U.S. Supreme Court Expands Permit Requirements for Groundwater Discharge
A recent decision by the U.S. Supreme Court held that, in certain circumstances, discharges from “point sources” (e.g. wells, containers, pipes, ditches, channels, tunnels, conduits, etc.) into groundwater may require a permit from the Environmental Protection Agency (EPA).
Discharges of pollutants directly into U.S. water from “point sources” (e.g., industrial waste discharges from a pipe into a river) have always required permits under the federal Clean Water Act. However, if the discharge from the point source travels through groundwater, it, too, may now be regulated if the discharge into the groundwater is the “functional equivalent” of a direct discharge.

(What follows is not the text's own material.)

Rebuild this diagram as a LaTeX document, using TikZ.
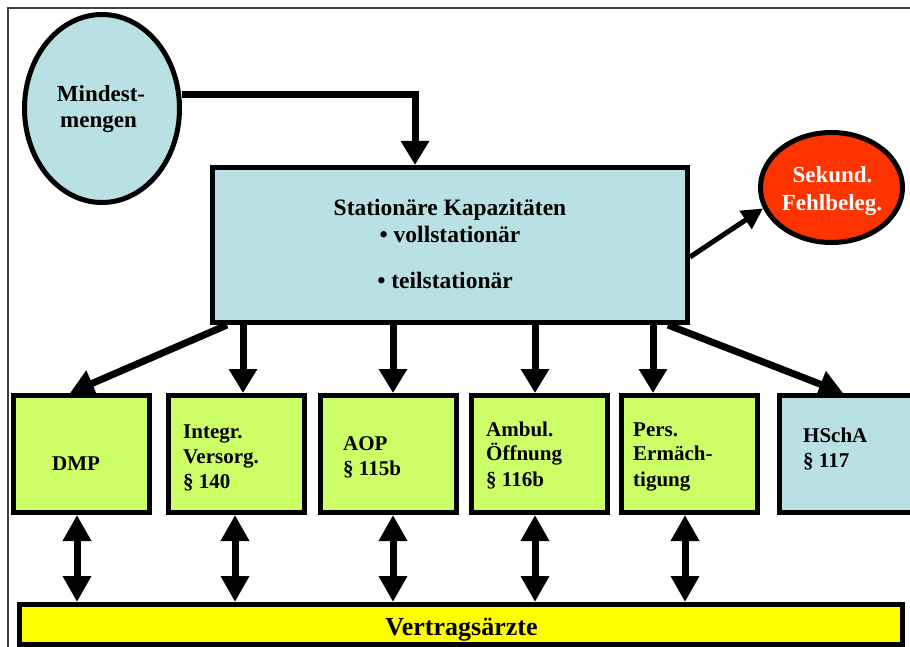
\documentclass[tikz,border=0pt]{standalone}
\usepackage{fontspec}
\setmainfont{Liberation Serif}
\usetikzlibrary{arrows.meta,shapes.geometric}
\definecolor{lblue}{RGB}{185,224,227}
\definecolor{lgreen}{RGB}{204,255,102}
\definecolor{sred}{RGB}{255,51,0}
\definecolor{byellow}{RGB}{255,255,0}
\begin{document}
\begin{tikzpicture}[x=1pt,y=-1pt,
  box/.style={draw, line width=5pt, minimum width=136pt, minimum height=117pt, fill=lgreen, inner sep=0pt},
  arr/.style={line width=7pt, -{Triangle[width=27pt,length=24pt]}},
  thinarr/.style={line width=5pt, -{Triangle[width=21pt,length=21pt]}},
  darr/.style={line width=7pt, {Triangle[width=27pt,length=26pt]}-{Triangle[width=27pt,length=26pt]}},
  btxt/.style={inner sep=0pt, anchor=base west, font=\bfseries\fontsize{21}{25}\selectfont},
  ctxt/.style={inner sep=0pt, anchor=base, font=\bfseries\fontsize{23.5}{27}\selectfont},
  frameline/.style={line width=1.5pt, black!75}]
\useasboundingbox (0,0) rectangle (910,647);
\fill[white] (0,0) rectangle (910,647);
\draw[frameline] (8,647) -- (8,8) -- (910,8);

% top nodes
\node[draw, ellipse, line width=5pt, fill=lblue, minimum width=155pt, minimum height=188pt, inner sep=0pt] (mind) at (102,108.5) {};
\node[draw, rectangle, line width=5pt, fill=lblue, minimum width=475pt, minimum height=155pt, inner sep=0pt] (main) at (450,245) {};
\node[draw, ellipse, line width=5pt, fill=sred, minimum width=142pt, minimum height=110pt, inner sep=0pt] (sek) at (831.5,187.5) {};

% bottom boxes
\node[box] (dmp) at (81.5,454) {};
\node[box] (integ) at (236,454) {};
\node[box] (aop) at (388.5,454) {};
\node[box] (ambul) at (539,454) {};
\node[box] (pers) at (689,454) {};
\node[box, fill=lblue] (hsa) at (847,454) {};
\node[draw, rectangle, line width=5pt, fill=byellow, minimum width=883pt, minimum height=40pt, inner sep=0pt] (bar) at (461,624.5) {};

% texts
\node[ctxt, font=\bfseries\fontsize{23}{27}\selectfont] (m1) at (101,102) {Mindest-};
\node[ctxt, font=\bfseries\fontsize{23}{27}\selectfont] (m2) at (98.5,128) {mengen};
\node[ctxt] (s1) at (450,215) {Stationäre Kapazitäten};
\node[ctxt] (s2) at (450,242) {• vollstationär};
\node[ctxt] (s3) at (445,288) {• teilstationär};
\node[ctxt, text=white, font=\bfseries\fontsize{23}{27}\selectfont] (k1) at (832.5,183) {Sekund.};
\node[ctxt, text=white, font=\bfseries\fontsize{23}{27}\selectfont] (k2) at (832,211) {Fehlbeleg.};

\node[btxt] (d1) at (52,470) {DMP};
\node[btxt] (i1) at (183,438) {Integr.};
\node[btxt] (i2) at (183,463) {Versorg.};
\node[btxt] (i3) at (183,488) {§ 140};
\node[btxt] (a1) at (343,450) {AOP};
\node[btxt] (a2) at (343,475) {§ 115b};
\node[btxt] (o1) at (486,436) {Ambul.};
\node[btxt] (o2) at (486,460) {Öffnung};
\node[btxt] (o3) at (486,486) {§ 116b};
\node[btxt] (p1) at (633,436) {Pers.};
\node[btxt] (p2) at (633,460) {Ermäch-};
\node[btxt] (p3) at (633,486) {tigung};
\node[btxt] (h1) at (803,442) {HSchA};
\node[btxt] (h2) at (803,467) {§ 117};
\node[inner sep=0pt, anchor=base, font=\bfseries\fontsize{26}{30}\selectfont] (v1) at (461.5,635) {Vertragsärzte};

% connectors
\draw[arr] ([yshift=13.5pt]mind.east) -| ([xshift=-35pt]main.north);
\draw[thinarr] ([yshift=-12pt]main.east) -- (sek.197);
\draw[arr] ([xshift=-223pt]main.south) -- ([xshift=-11.5pt]dmp.north);
\draw[arr] ([xshift=-207pt]main.south) -- ([xshift=7pt]integ.north);
\draw[arr] ([xshift=-57pt]main.south) -- ([xshift=4.5pt]aop.north);
\draw[arr] ([xshift=85pt]main.south) -- ([xshift=-4pt]ambul.north);
\draw[arr] ([xshift=203pt]main.south) -- ([xshift=-36pt]pers.north);
\draw[arr] ([xshift=218pt]main.south) -- ([xshift=-4pt]hsa.north);

\draw[darr] ([xshift=-4.5pt]dmp.south) -- ([xshift=-4.5pt]dmp.south |- bar.north);
\draw[darr] ([xshift=-1pt]integ.south) -- ([xshift=-1pt]integ.south |- bar.north);
\draw[darr] ([xshift=4.5pt]aop.south) -- ([xshift=4.5pt]aop.south |- bar.north);
\draw[darr] ([xshift=-4pt]ambul.south) -- ([xshift=-4pt]ambul.south |- bar.north);
\draw[darr] ([xshift=-4pt]pers.south) -- ([xshift=-4pt]pers.south |- bar.north);
\end{tikzpicture}
\end{document}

In the case of County of Maui, Hawaii v. Hawaii Wildlife Fund et al., No 18-260, 590 U.S. (2020), a water reclamation facility on the island of Maui was sued by an environmental group for discharging pollutants into the ocean without a permit. The facility pumped partially treated wastewater into underground wells which then allowed the water to flow through the groundwater, eventually into the ocean.
The EPA had published guidance in 2019 stating it does not regulate discharges of pollutants into groundwater. But in Maui, the U.S. Supreme Court said that view was too restrictive. Instead, the discharge can be regulated if, when considering time, distance, dilution and a number of other factors, it is “functionally equivalent” to a direct discharge. If it is, a federal National Pollutant Discharge Elimination (NPDES) Permit will be required.
For the regulated community, this decision will likely result in more regulation and more litigation over the meaning of “functional discharge” in any specific situation.